Not every high school student acknowledges the brilliance of a cockroach. Evains Francois, a junior at Baltimore Polytechnic Academy, studies roaches and designs robots based on their movements.
Evains is fully immersed in science research, inspired, in part, by articles he read through the Science News in High Schools program. When Evains was a high school sophomore, he loved biology and robotics. He just didn’t know he could combine them.
Then in his "Introduction to Research" class at Baltimore Polytechnic Academy, he read a Science News article about scientists who’d designed more agile underwater robots modeled on the efficient swimming motions of penguins and dolphins.
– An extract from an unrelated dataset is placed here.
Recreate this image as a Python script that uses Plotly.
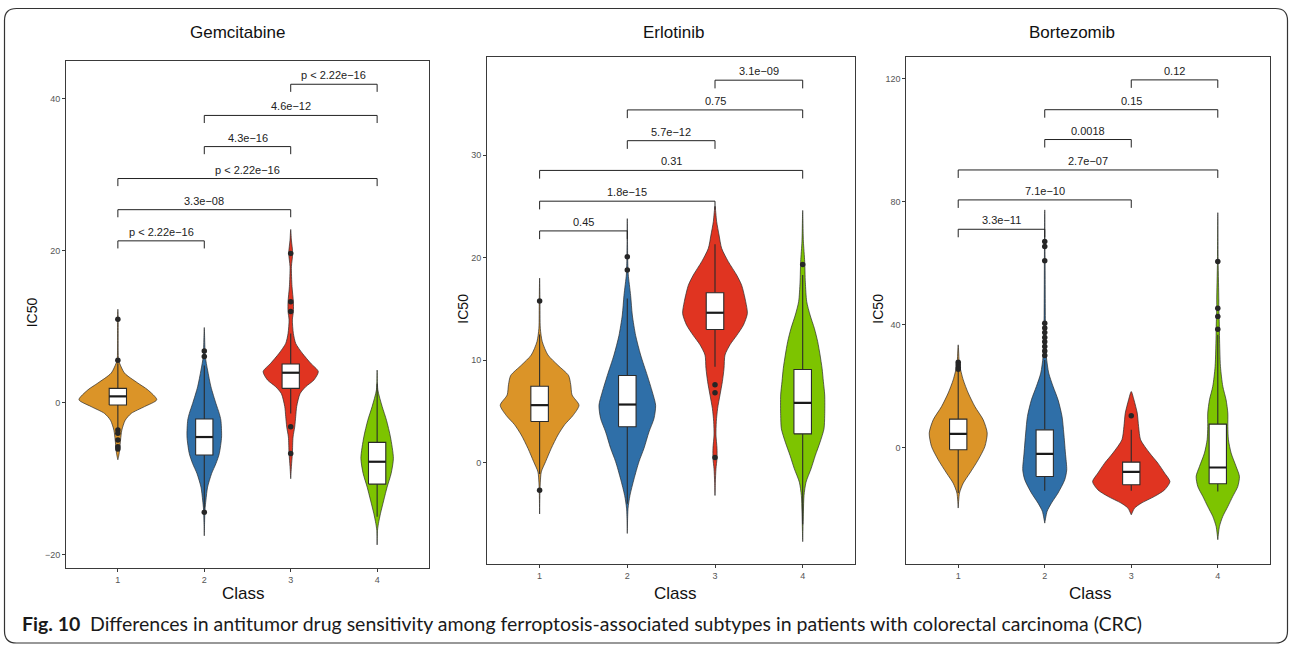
import plotly.graph_objects as go

W, H = 1290, 645

CLASSES = [1, 2, 3, 4]
COLORS = ["#DB9428", "#2F6FA8", "#E03421", "#7DC400"]
DRUGS = ["Gemcitabine", "Erlotinib", "Bortezomib"]

# ---- Gemcitabine -------------------------------------------------------
# violin outlines: IC50 levels (top to bottom) and density half-widths (class units)
GEM_VIOLIN_Y = [
    [12.3, 11.0, 5.6, 5.2, 3.9, 2.6, 1.7, 0.4, -0.5, -1.4, -2.3, -3.6, -4.9, -6.7, -7.5],
    [9.9, 6.1, 4.3, 2.1, -0.1, -1.4, -2.3, -4.5, -6.7, -8.0, -9.3, -11.1, -12.8, -14.1, -17.5],
    [22.8, 21.4, 19.65, 17.9, 15.3, 13.3, 12.0, 10.9, 9.1, 7.8, 6.5, 5.2, 4.1, 3.0, 2.1, 1.2,
     -0.5, -1.8, -3.2, -4.5, -6.7, -8.4, -10.0],
    [4.3, 1.7, -0.5, -2.3, -4.5, -7.3, -9.3, -11.1, -12.8, -14.6, -15.9, -16.8, -18.7],
]
GEM_VIOLIN_W = [
    [0, 0.004, 0.008, 0.02, 0.077, 0.23, 0.346, 0.45, 0.31, 0.155, 0.085, 0.046, 0.031, 0.015, 0],
    [0, 0.012, 0.038, 0.077, 0.135, 0.173, 0.192, 0.2, 0.173, 0.135, 0.085, 0.038, 0.019, 0.008, 0],
    [0, 0.008, 0.023, 0.008, 0.015, 0.031, 0.031, 0.019, 0.031, 0.058, 0.135, 0.231, 0.319, 0.269,
     0.173, 0.108, 0.069, 0.058, 0.046, 0.027, 0.019, 0.008, 0],
    [0, 0.008, 0.058, 0.108, 0.154, 0.188, 0.162, 0.115, 0.077, 0.038, 0.015, 0.004, 0],
]
GEM_Q1 = [-0.30, -6.88, 1.89, -10.70]
GEM_MEDIAN = [0.84, -4.51, 3.95, -7.76]
GEM_Q3 = [1.89, -2.14, 5.09, -5.21]
GEM_LOWER = [-3.4, -13.9, -1.4, -15.0]
GEM_UPPER = [5.2, 4.9, 9.1, 2.5]
GEM_OUTLIERS = [
    [11.0, 5.6, -3.6, -4.0, -4.9, -5.8, -6.1],
    [6.8, 6.1, -14.4],
    [19.65, 13.3, 12.0, -3.15, -6.66],
    [],
]
GEM_PAIRS = [(1, 2), (1, 3), (1, 4), (2, 3), (2, 4), (3, 4)]
GEM_BRACKET_Y = [21.3, 25.4, 29.5, 33.7, 37.8, 41.9]
GEM_PVALUES = ["p < 2.22e\u221216", "3.3e\u221208", "p < 2.22e\u221216",
               "4.3e\u221216", "4.6e\u221212", "p < 2.22e\u221216"]

# ---- Erlotinib ---------------------------------------------------------
ERL_VIOLIN_Y = [
    [18.0, 15.8, 13.1, 11.8, 10.5, 9.5, 8.5, 7.6, 6.6, 5.6, 4.6, 3.7, 2.7, 1.4, 0.1, -0.9, -1.9,
     -2.7, -5.0],
    [23.8, 20.1, 18.8, 18.3, 16.3, 14.4, 12.4, 10.5, 8.5, 6.9, 5.6, 4.3, 3.0, 1.4, 0.1, -1.6,
     -3.2, -4.5, -6.9],
    [25.0, 23.5, 22.2, 20.9, 19.6, 18.3, 17.3, 15.7, 14.55, 13.4, 12.4, 11.5, 10.5, 9.2, 7.9,
     6.6, 5.3, 4.0, 2.7, 1.4, 0.4, -0.6, -1.9, -3.2],
    [24.6, 21.6, 19.6, 17.6, 15.7, 14.4, 13.1, 11.8, 10.5, 9.2, 7.9, 6.6, 4.6, 3.3, 2.0, 0.7,
     -0.6, -1.9, -3.2, -4.8, -7.7],
]
ERL_VIOLIN_W = [
    [0, 0.004, 0.008, 0.03, 0.095, 0.209, 0.33, 0.355, 0.37, 0.449, 0.38, 0.285, 0.209, 0.133,
     0.068, 0.019, 0.008, 0.004, 0],
    [0, 0.004, 0.008, 0.011, 0.038, 0.057, 0.095, 0.152, 0.228, 0.285, 0.323, 0.304, 0.247,
     0.19, 0.133, 0.076, 0.03, 0.008, 0],
    [0, 0.019, 0.046, 0.076, 0.152, 0.247, 0.304, 0.35, 0.369, 0.323, 0.247, 0.171, 0.114, 0.103,
     0.084, 0.057, 0.03, 0.015, 0.011, 0.023, 0.023, 0.011, 0.004, 0],
    [0, 0.008, 0.023, 0.03, 0.046, 0.084, 0.133, 0.171, 0.198, 0.221, 0.236, 0.251, 0.251, 0.243,
     0.198, 0.144, 0.095, 0.038, 0.015, 0.008, 0],
]
ERL_Q1 = [4.02, 3.50, 12.99, 2.81]
ERL_MEDIAN = [5.61, 5.67, 14.62, 5.84]
ERL_Q3 = [7.46, 8.50, 16.57, 9.09]
ERL_LOWER = [-1.1, -4.0, 9.35, -6.0]
ERL_UPPER = [12.5, 16.0, 21.3, 18.3]
ERL_OUTLIERS = [
    [15.76, -2.68],
    [20.08, 18.78],
    [7.60, 6.81, 0.50],
    [19.33],
]
ERL_PAIRS = [(1, 2), (1, 3), (1, 4), (2, 3), (2, 4), (3, 4)]
ERL_BRACKET_Y = [22.6, 25.5, 28.5, 31.4, 34.4, 37.3]
ERL_PVALUES = ["0.45", "1.8e\u221215", "0.31", "5.7e\u221212", "0.75", "3.1e\u221209"]

# ---- Bortezomib --------------------------------------------------------
BOR_VIOLIN_Y = [
    [33.5, 27.5, 26.4, 22.1, 17.8, 13.4, 9.1, 4.8, 0.4, -3.9, -8.2, -11.5, -14.7, -19.6],
    [77.4, 60.9, 40.5, 37.3, 29.7, 24.3, 20.0, 15.6, 10.2, 4.8, -1.7, -7.2, -10.4, -14.7, -18.0,
     -20.7, -24.5],
    [18.3, 15.6, 11.3, 6.9, 2.6, -1.7, -5.0, -8.2, -11.0, -13.7, -15.8, -18.0, -19.6, -21.8],
    [76.5, 60.6, 48.1, 45.4, 42.7, 38.6, 37.3, 26.4, 20.0, 15.6, 11.3, 6.9, 2.6, -1.7, -6.1,
     -9.3, -12.6, -15.8, -19.1, -22.3, -25.6, -29.9],
]
BOR_VIOLIN_W = [
    [0, 0.012, 0.019, 0.058, 0.116, 0.193, 0.289, 0.335, 0.308, 0.231, 0.135, 0.058, 0.015, 0],
    [0, 0.004, 0.008, 0.012, 0.019, 0.046, 0.096, 0.154, 0.2, 0.22, 0.239, 0.254, 0.231, 0.154,
     0.077, 0.027, 0],
    [0, 0.031, 0.069, 0.085, 0.108, 0.212, 0.308, 0.385, 0.447, 0.385, 0.27, 0.116, 0.039, 0],
    [0, 0.004, 0.012, 0.012, 0.015, 0.019, 0.019, 0.031, 0.058, 0.096, 0.116, 0.116, 0.123,
     0.154, 0.212, 0.25, 0.231, 0.173, 0.116, 0.058, 0.019, 0],
]
BOR_Q1 = [-0.65, -9.32, -12.03, -11.7]
BOR_MEDIAN = [4.55, -1.95, -7.8, -6.4]
BOR_Q3 = [9.32, 5.85, -4.66, 7.7]
BOR_LOWER = [-14.7, -14.0, -14.0, -14.2]
BOR_UPPER = [24.9, 28.6, 5.85, 36.8]
BOR_OUTLIERS = [
    [27.8, 27.0, 26.2, 25.6],
    [67.1, 65.5, 60.9, 40.5, 39.0, 37.5, 35.9, 34.5, 33.0, 31.5, 30.0],
    [10.4],
    [60.6, 45.4, 42.7, 38.6],
]
BOR_PAIRS = [(1, 2), (1, 3), (1, 4), (2, 3), (2, 4), (3, 4)]
BOR_BRACKET_Y = [71.1, 80.65, 90.4, 100.3, 110.0, 119.7]
BOR_PVALUES = ["3.3e\u221211", "7.1e\u221210", "2.7e\u221207", "0.0018", "0.15", "0.12"]

Y_RANGES = [[-21.7, 44.96], [-9.91, 39.56], [-37.9, 127.15]]
Y_TICKS = [[-20, 0, 20, 40], [0, 10, 20, 30], [0, 40, 80, 120]]
BRACKET_TICK = [1.0, 0.8, 2.6]

# panel frames in pixels: left, right, top, bottom
PANELS_PX = [(66, 429, 61, 567.7), (487, 855.3, 57, 564.3), (906.3, 1269.7, 57, 564.3)]
TITLE_X_PX = [237, 674, 1072]
CLASS_X_PX = [243, 675, 1090]
IC50_X_PX = [32, 463, 878]

BOX_WIDTH = 0.2
TEXT_FONT = "Liberation Sans, Arial, sans-serif"
INK = "#222222"
BOX_INK = "#2b2b2b"

panels = [
    (GEM_VIOLIN_Y, GEM_VIOLIN_W, GEM_Q1, GEM_MEDIAN, GEM_Q3, GEM_LOWER, GEM_UPPER,
     GEM_OUTLIERS, GEM_PAIRS, GEM_BRACKET_Y, GEM_PVALUES),
    (ERL_VIOLIN_Y, ERL_VIOLIN_W, ERL_Q1, ERL_MEDIAN, ERL_Q3, ERL_LOWER, ERL_UPPER,
     ERL_OUTLIERS, ERL_PAIRS, ERL_BRACKET_Y, ERL_PVALUES),
    (BOR_VIOLIN_Y, BOR_VIOLIN_W, BOR_Q1, BOR_MEDIAN, BOR_Q3, BOR_LOWER, BOR_UPPER,
     BOR_OUTLIERS, BOR_PAIRS, BOR_BRACKET_Y, BOR_PVALUES),
]


def px_x(x):
    return x / W


def px_y(y):
    return 1 - y / H


fig = go.Figure()
annotations = []

for p, (vy, vw, q1, med, q3, lo, up, outl, pairs, by, pv) in enumerate(panels):
    xa = "x" if p == 0 else f"x{p + 1}"
    ya = "y" if p == 0 else f"y{p + 1}"
    ax_kw = dict(xaxis=xa, yaxis=ya, showlegend=False, hoverinfo="skip")

    for i, k in enumerate(CLASSES):
        # violin body
        ys, ws = vy[i], vw[i]
        xs = [k + w for w in ws] + [k - w for w in reversed(ws)]
        yy = list(ys) + list(reversed(ys))
        fig.add_trace(go.Scatter(
            x=xs, y=yy, mode="lines", fill="toself", fillcolor=COLORS[i],
            line=dict(color="#2b2b2b", width=0.7, shape="spline", smoothing=0.7), **ax_kw))

        # whiskers
        fig.add_trace(go.Scatter(
            x=[k, k, None, k, k], y=[q3[i], up[i], None, lo[i], q1[i]], mode="lines",
            line=dict(color=BOX_INK, width=1.1), **ax_kw))

        # box (interquartile range)
        half = BOX_WIDTH / 2
        fig.add_trace(go.Scatter(
            x=[k - half, k + half, k + half, k - half, k - half],
            y=[q1[i], q1[i], q3[i], q3[i], q1[i]], mode="lines", fill="toself",
            fillcolor="white", line=dict(color=BOX_INK, width=1.1), **ax_kw))

        # median
        fig.add_trace(go.Scatter(
            x=[k - half, k + half], y=[med[i], med[i]], mode="lines",
            line=dict(color="#1a1a1a", width=2.2), **ax_kw))

        if outl[i]:
            fig.add_trace(go.Scatter(
                x=[k] * len(outl[i]), y=outl[i], mode="markers",
                marker=dict(color="#262626", size=5.5), **ax_kw))

    tick = BRACKET_TICK[p]
    for (a, b), h, label in zip(pairs, by, pv):
        fig.add_trace(go.Scatter(
            x=[a, a, b, b], y=[h - tick, h, h, h - tick], mode="lines",
            line=dict(color=INK, width=1), **ax_kw))
        annotations.append(dict(
            x=(a + b) / 2, y=h, xref=xa, yref=ya, text=label, showarrow=False,
            yanchor="bottom", yshift=1, font=dict(family=TEXT_FONT, size=11, color=INK)))

    left, right, top, bottom = PANELS_PX[p]
    axis_common = dict(showgrid=False, zeroline=False, showline=True, mirror=True,
                       linecolor="#3a3a3a", linewidth=1, ticks="outside", ticklen=3,
                       tickcolor="#3a3a3a", tickwidth=1,
                       tickfont=dict(family=TEXT_FONT, size=9, color="#555555"))
    fig.update_layout(**{
        ("xaxis" if p == 0 else f"xaxis{p + 1}"): dict(
            domain=[px_x(left), px_x(right)], range=[0.4, 4.6], tickvals=CLASSES,
            ticktext=[str(c) for c in CLASSES], anchor=ya, **axis_common),
        ("yaxis" if p == 0 else f"yaxis{p + 1}"): dict(
            domain=[px_y(bottom), px_y(top)], range=Y_RANGES[p], tickvals=Y_TICKS[p],
            anchor=xa, **axis_common),
    })

    annotations.append(dict(
        x=px_x(TITLE_X_PX[p]), y=px_y(33), xref="paper", yref="paper", text=DRUGS[p],
        showarrow=False, xanchor="center", yanchor="middle",
        font=dict(family=TEXT_FONT, size=17, color="#111111")))
    annotations.append(dict(
        x=px_x(CLASS_X_PX[p]), y=px_y(593), xref="paper", yref="paper", text="Class",
        showarrow=False, xanchor="center", yanchor="middle",
        font=dict(family=TEXT_FONT, size=17, color="#111111")))
    annotations.append(dict(
        x=px_x(IC50_X_PX[p]), y=px_y((top + bottom) / 2 - 2), xref="paper", yref="paper",
        text="IC50", textangle=-90, showarrow=False, xanchor="center", yanchor="middle",
        font=dict(family=TEXT_FONT, size=14, color="#111111")))

annotations.append(dict(
    x=px_x(20), y=px_y(623), xref="paper", yref="paper", xanchor="left", yanchor="middle",
    showarrow=False,
    text="<b>Fig. 10</b>\u2002Differences in antitumor drug sensitivity among "
         "ferroptosis-associated subtypes in patients with colorectal carcinoma (CRC)",
    font=dict(family="Lato, Open Sans, sans-serif", size=19.5, color="#1a1a1a")))

# rounded outer frame
x0, y0, x1, y1, r = 4.5, 8.5, 1287.5, 643, 12
pts = [
    ("M", [(x0 + r, y0)]), ("L", [(x1 - r, y0)]), ("Q", [(x1, y0), (x1, y0 + r)]),
    ("L", [(x1, y1 - r)]), ("Q", [(x1, y1), (x1 - r, y1)]), ("L", [(x0 + r, y1)]),
    ("Q", [(x0, y1), (x0, y1 - r)]), ("L", [(x0, y0 + r)]), ("Q", [(x0, y0), (x0 + r, y0)]),
]
path = " ".join(
    cmd + " " + " ".join(f"{px_x(a):.5f},{px_y(b):.5f}" for a, b in coords)
    for cmd, coords in pts) + " Z"

fig.update_layout(
    width=W, height=H, margin=dict(l=0, r=0, t=0, b=0),
    paper_bgcolor="white", plot_bgcolor="white",
    annotations=annotations,
    shapes=[dict(type="path", path=path, xref="paper", yref="paper",
                 line=dict(color="#333333", width=1.2), layer="below")],
)

fig.write_html("out.html")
Evains was hooked. "Roaches, as a species, are magnificent," Evains said. "They can maneuver through really rough terrain, such as forest floors, flawlessly with little to no resistance. They're the ideal machine when we're talking about maneuvering and circumnavigating obstacles."
Science News makes it very easy for me to understand what the latest research is saying.
Evains is designing and building robots in the Terradynamics Lab at Johns Hopkins University. His mentor Dr. Chen Li, an Assistant Professor of Mechanical Engineering who directs the lab, studies how animals like cockroaches and snakes can move efficiently in complex terrain, like debris on the forest floor or building rubble.
The lab constructed a multi-legged robot mimicking the insect's running patterns. Evains' discoveries could facilitate robots that rescue people in natural disasters, such as earthquakes.
In the lab, Evains researches the way cockroaches move through such terrain and simulates those movements with robot models. He watches videos of roaches in super slow motion to see how their body and legs work together for different tasks. "Dr. Chen Li doesn't have a specific question, it's more of an investigation," Evains explained. "We are trying to discover general physics principles using systematic experimental investigation. Which components of the cockroach make it able to maneuver the way it does? Is it the angle of their legs as they approach objects, their shape, or their speed? I'm studying all those variables with my robot and changing them to see how it impacts the robot's motion."
Evains plans to enter his research into competitions like Regeneron Science Talent Search and Intel ISEF. “This program is really awesome,” he said. “I’ve learned so much that other high school students don’t have the opportunity to learn."
They're the ideal machine when we're talking about maneuvering and circumnavigating obstacles.
Evains is one student out of millions participating in the Science News in High Schools program, which provides copies of Science News magazine and an educator's guide for teachers to high schools around the country and worldwide.
"I knew nothing about biomimetics until I read the Science News article," Evains said. "Science News makes it very easy for me to understand what the latest research is saying. Even though I’m now reading primary literature, I still look at Science News for fun and to keep up with science.”